Polling has come under criticism and scrutiny in recent years as it has become less accurate, especially for midterm elections. A presidential election year will see a very high turnout. A midterm may see 50 to 55% making it more difficult to predict who will show up at the polls.
Many look for polls to predict winners, but that’s not the case.
“There’s a misconception that polls are truly predictive,” Nobel said. “What polling does, it gives you an early sentiment of support, where the momentum is going in the race.”
But even that job is getting more difficult as more people refuse to answer questions or, in many cases, refuse to answer their cell phones.
“Professional people who do that work have to make 30 or more phone calls in order to get a single response,” said Steve Lynn, a former pollster. “So, it’s become expensive to do telephone polling.”
Noble said sometimes in can be as low as one in a hundred.
In order to have a more reliable poll, pollsters need to know who’s going to turnout, and who’s going to vote.
“The young vote may get fired up by Roe versus Wade or other high notes and they get out and vote,” Noble said. “Again, we haven’t seen that, but that can happen.”
There’s no secret, Republicans hold an edge in Arizona but it depends on who votes.

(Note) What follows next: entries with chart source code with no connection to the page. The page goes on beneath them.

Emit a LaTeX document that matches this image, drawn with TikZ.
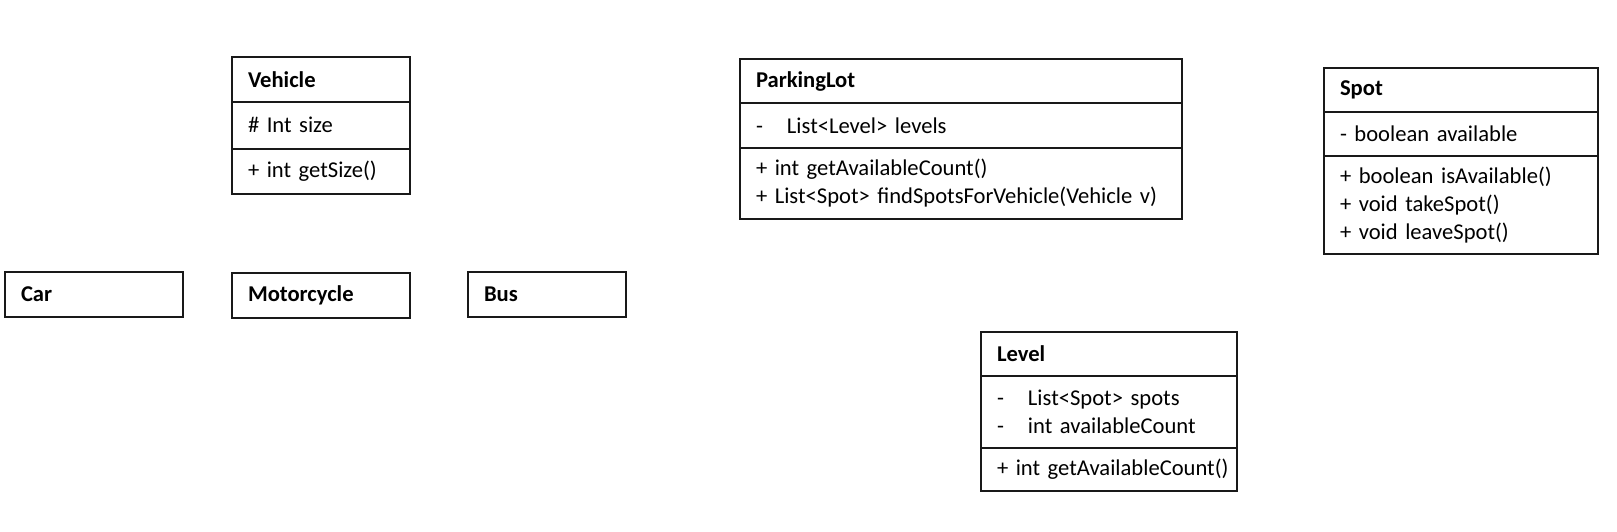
\documentclass[tikz,border=0pt]{standalone}
\usepackage{fontspec}
\setmainfont{Carlito}[WordSpace=0.8]
\usetikzlibrary{positioning}
\definecolor{umlblack}{RGB}{25,25,25}

\tikzset{
  cell/.style={draw=umlblack, line width=1pt, rectangle, outer sep=0pt,
    inner xsep=8pt, inner ysep=2pt, align=left, text width=#1,
    font=\fontsize{11.3}{13.9}\selectfont},
}
\newcommand{\priv}{\makebox[15.5pt][l]{-}}

\begin{document}
\begin{tikzpicture}[x=0.5pt, y=-0.5pt]

\useasboundingbox (0,0) rectangle (1617,531);

% Vehicle
\node[cell=73pt, anchor=north west, minimum height=22.5pt] (vehicle) at (232,57) {\textbf{Vehicle}};
\node[cell=73pt, below=0pt of vehicle, minimum height=23.25pt] (vehicle-attr) {\# Int size};
\node[cell=73pt, below=0pt of vehicle-attr, minimum height=22.75pt] (vehicle-ops) {+ int getSize()};

% Subclasses
\node[cell=72.75pt, anchor=north west, minimum height=22.5pt] (car) at (5,272) {\textbf{Car}};
\node[cell=73pt, anchor=north west, minimum height=22.5pt] (motorcycle) at (232,273) {\textbf{Motorcycle}};
\node[cell=63pt, anchor=north west, minimum height=22.5pt] (bus) at (468,272) {\textbf{Bus}};

% ParkingLot
\node[cell=205pt, anchor=north west, minimum height=22pt] (lot) at (740,59) {\textbf{ParkingLot}};
\node[cell=205pt, below=0pt of lot, minimum height=22.25pt] (lot-attr) {\priv List<Level> levels};
\node[cell=205pt, below=0pt of lot-attr, minimum height=35.75pt] (lot-ops) {+ int getAvailableCount()\\+ List<Spot> findSpotsForVehicle(Vehicle v)};

% Spot
\node[cell=121pt, anchor=north west, minimum height=22pt] (spot) at (1324,68) {\textbf{Spot}};
\node[cell=121pt, below=0pt of spot, minimum height=22pt] (spot-attr) {- boolean available};
\node[cell=121pt, below=0pt of spot-attr, minimum height=49pt] (spot-ops) {+ boolean isAvailable()\\+ void takeSpot()\\+ void leaveSpot()};

% Level
\node[cell=112pt, anchor=north west, minimum height=22pt] (level) at (981,332) {\textbf{Level}};
\node[cell=112pt, below=0pt of level, minimum height=35.75pt] (level-attr) {\priv List<Spot> spots\\\priv int availableCount};
\node[cell=112pt, below=0pt of level-attr, minimum height=21.75pt] (level-ops) {\mbox{+ int getAvailableCount()}};

\end{tikzpicture}
\end{document}
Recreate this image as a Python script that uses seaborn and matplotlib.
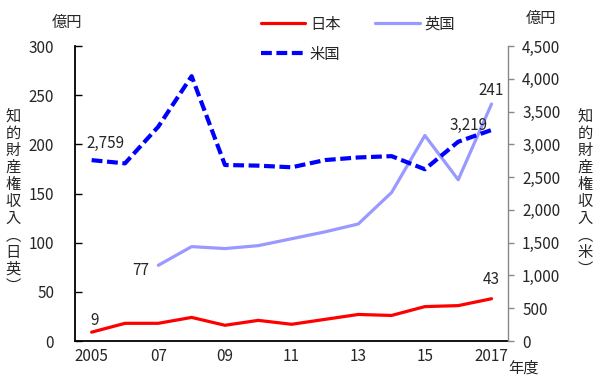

The GOP has the motivation because it’s the “out” party right now nationally and would like to get back on the inside.
“In a midterm election, as we have here, polling is especially fraught because turnout is generally much lower than in a general election,” Noble said. “So it’s difficult to know which party or which voters will turn out, making polling even more difficult.
That, and the abundance of ads on the air and on social media may confuse voters.
“I think people just get overloaded and when they’re overloaded, they do one of two things,” Lynn said. “They don’t vote and that’s a shame.”
Lynn also believes people who are overloaded become one-issue or one-candidate voters.
But those voters should understand, polls are not trying to predict the winner. They are just a snapshot in time.